Traders warned as Indian onions hit RM24 per kg

Domestic Trade and Consumer Affairs Ministry enforcement director Iskandar Halim Sulaiman carrying out checks at the Rex Canning Co Sdn Bhd warehouse in Bukit Mertajam.

BUKIT MERTAJAM: The price of Indian onions is skyrocketing with at least one trader reported to be selling it at RM24 per kilogramme – a far cry of what used to cost only RM2 to RM5 per kg just three months ago.

In the past two weeks, prices were reported to be around RM15 to RM20 per kg throughout wet markets in the country, while larger supermarkets were selling the onions for about RM6 per kg.

The increase in price is due to India setting minimum import prices for onions.

Domestic Trade and Consumer Affairs Ministry enforcement director Iskandar Halim Sulaiman said there had been complaints from consumers that the price of onions had gone up to RM24 per kg.

In a press conference here, he said the authorities were aware that Indian onions were scarce since India imposed import restrictions.

He said it was acceptable for the onions to be priced around RM6 to 7 per kg but not double digits.

“We are keeping a close watch on these traders who are selling onions at over RM20 a kilo. As of yesterday, we heard one trader was selling it at RM24 a kilogramme.

“We will take stern action under anti-profiteering laws on those who continue to sell these onions at unreasonable prices,” he said.
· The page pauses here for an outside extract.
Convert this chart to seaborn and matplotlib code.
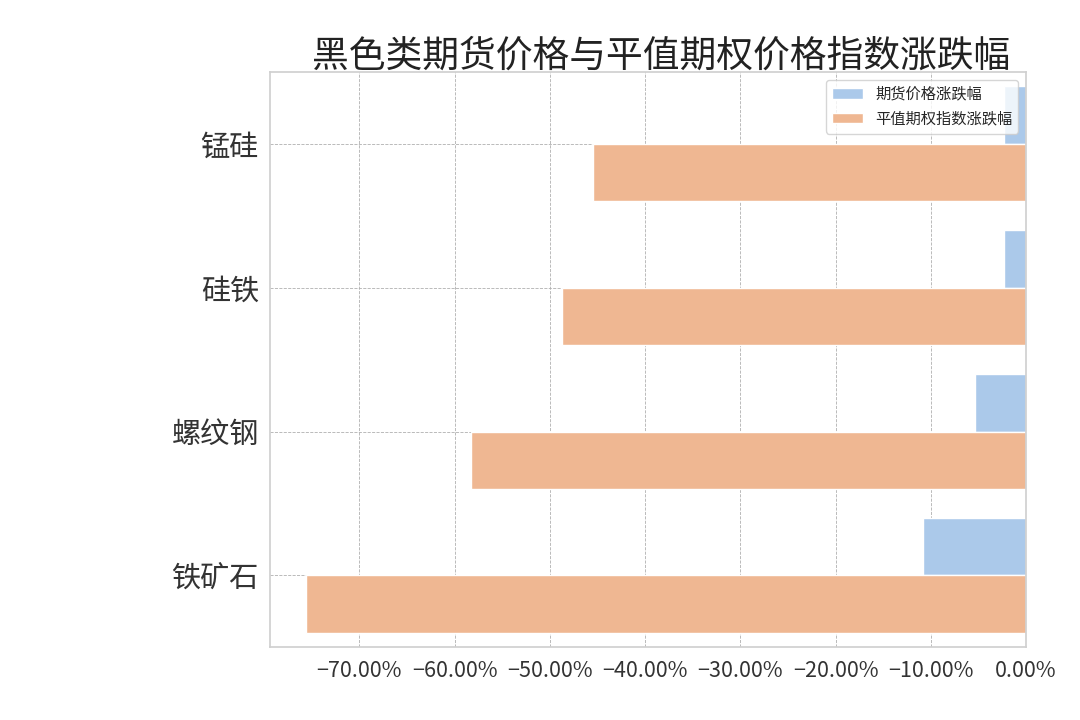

On claims by the Consumers’ Association of Penang that some wholesalers could be hoarding Indian onions which were bought at cheaper prices, he urged the association to hand over its findings to the ministry.

The increase in prices is attributed to India raising the minimum export price of onions to US$850 (RM3,474) per tonne to keep stocks for local consumption following an acute shortage caused by floods in key onion-growing states.

Malaysia had imported 332,451 tonnes of fresh onions worth US$74.1 million in 2018.

Meanwhile, Iskandar also revealed that a large-scale anti-profiteering operation would be carried out this year, with at least 1,060 premises to be inspected throughout the country.

He said at least 2,000 enforcement officers would patrol all outlets to ensure prices were not above reasonable limits.

Iskandar said last year, 118 investigation papers (IPs) had been opened over profiteering, with six cases currently in court. He said in 2018, there were 22 IPs.

He said the lower figure in 2018 was due to a shift to a new system and the repeal of the GST.

Under the Price Control and Anti-Profiteering Act 2011, those found to be charging beyond reasonable rates can be fined a maximum of RM1 million or three years’ jail or both if convicted.